Snatching Bodies From Cold, Dead Bodies
Remember the Body Snatchers? They were pretty big in 1956. And 1978. And 1993. And they might have popped up again in 2007. Their whole deal basically involved the implementation of a perfectly ordered universe through the removal of emotion. They caused problems for Earth by replacing its inhabitants with stoic substitutes that were beholden to a hive mind. The mechanism was usually a botanical pod of some sort. An admirable goal? Perhaps. But the same could be said about communism.
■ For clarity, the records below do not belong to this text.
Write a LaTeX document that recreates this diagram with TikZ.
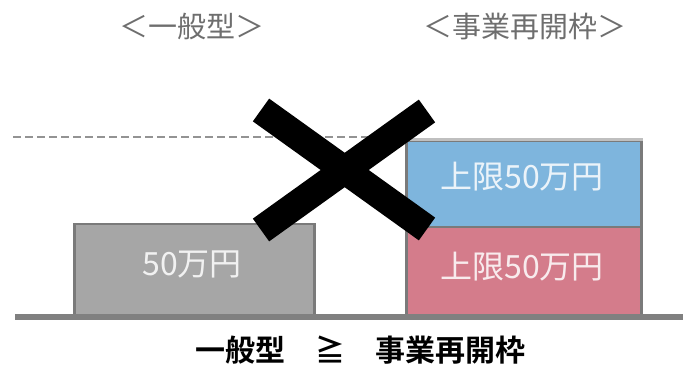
\documentclass[tikz,border=0pt]{standalone}
\usepackage{fontspec}
\setmainfont{Noto Sans CJK JP}[BoldFont={Noto Sans CJK JP Bold}]
\begin{document}
\begin{tikzpicture}[x=1pt,y=-1pt,
  title/.style={text=titlegray,font=\fontsize{29}{29}\selectfont,inner sep=0pt},
  bartext/.style={text=white,text opacity=0.85,font=\fontsize{32}{32}\selectfont,inner sep=0pt},
  bar/.style={draw=bordergray,line width=2.5pt,inner sep=0pt,anchor=north west}]
\definecolor{titlegray}{HTML}{6E6E6E}
\definecolor{bordergray}{HTML}{7A7A7A}
\definecolor{boxgray}{HTML}{A6A6A6}
\definecolor{boxblue}{HTML}{7EB5DD}
\definecolor{boxpink}{HTML}{D47C8B}
\definecolor{groundgray}{HTML}{808080}
\useasboundingbox (0,0) rectangle (683,366);
% titles
\node[title] (t1) at (191.5,27) {＜一般型＞};
\node[title] (t2) at (524.5,27) {＜事業再開枠＞};
% dashed reference line
\coordinate (d0) at (13,137);
\coordinate (d1) at (405,137);
\draw[groundgray!85,line width=1.5pt,dash pattern=on 8pt off 4pt] (d0) -- (d1);
% boxes
\node[bar,fill=boxgray,minimum width=240pt,minimum height=92pt] (g) at (73,223) {};
\node[bar,fill=boxblue,minimum width=235pt,minimum height=86pt] (b) at (405,140) {};
\node[bar,fill=boxpink,minimum width=235pt,minimum height=89pt] (p) at (405,226) {};
\draw[gray!50,line width=3pt] (b.north west) -- (b.north east);
% box texts
\node[bartext] (gt) at (192,264) {50万円};
\node[bartext] (bt) at (522,177) {上限50万円};
\node[bartext] (pt) at (522,267) {上限50万円};
% ground
\coordinate (l0) at (15,316.5);
\coordinate (l1) at (683,316.5);
\draw[groundgray,line width=6pt] (l0) -- (l1);
% cross
\draw[black,line width=28pt] (261,110) -- (427,229);
\draw[black,line width=28pt] (427,111) -- (261,230);
% bottom text
\node[inner sep=0pt,font=\fontsize{30}{30}\selectfont\bfseries] (bottom) at (360,350) {一般型　≧　事業再開枠};
\end{tikzpicture}
\end{document}
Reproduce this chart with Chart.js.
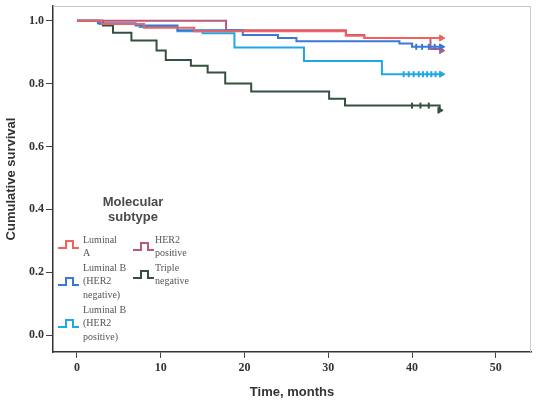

Anyway. I always wondered about what the Snatchers did with the people who were already emotionless. There are people who dedicate their entire lives to cold logic and exclude all else, and I’m sure that a lot of them would be able to get along with the pod people. What would happen if the pods landed in Gotham City? I’m not really thinking about the potential for their defeat at the hands of the Batman, though a case could admittedly be made for that. I’ll just assume that he’s out of town for the moment. Maybe he’s dealing with some galactic Justice League business or something. That sort of thing. I’d really just like to see the pod people meet Mr. Freeze. At his best, I think that he actually makes the whole emotionless thing work even better than they do. He’d intimidate the pods before they got a chance to turn him.
“Guys, I know that we’re here to spread implacable logic and order throughout the cosmos and all that, but this dude’s taken it to a whole other level. Dude said that he's beyond emotions. What am I even supposed to do with that? I’m not sure that I’m entirely comfortable with this Earth place. Can we just, like, leave it for now and maybe circle around back to it when we’re done with the rest of the universe? Who’s with me?”
“Yeah, and not for nothing, but isn’t cold supposed to be bad for plants? Which is basically what we are? Like, I’m no botanist or whatever, but this Freeze guy seems to have us fucked from both sides here. Let’s, uh . . . Let’s skadoodle.”
“Yeah, on second thought, let’s not take the Earth. It is a silly place.”
Cyclops or Mr. Freeze. Who wears red sunglasses better?
Cyclops. Even Gambit started imitating his look.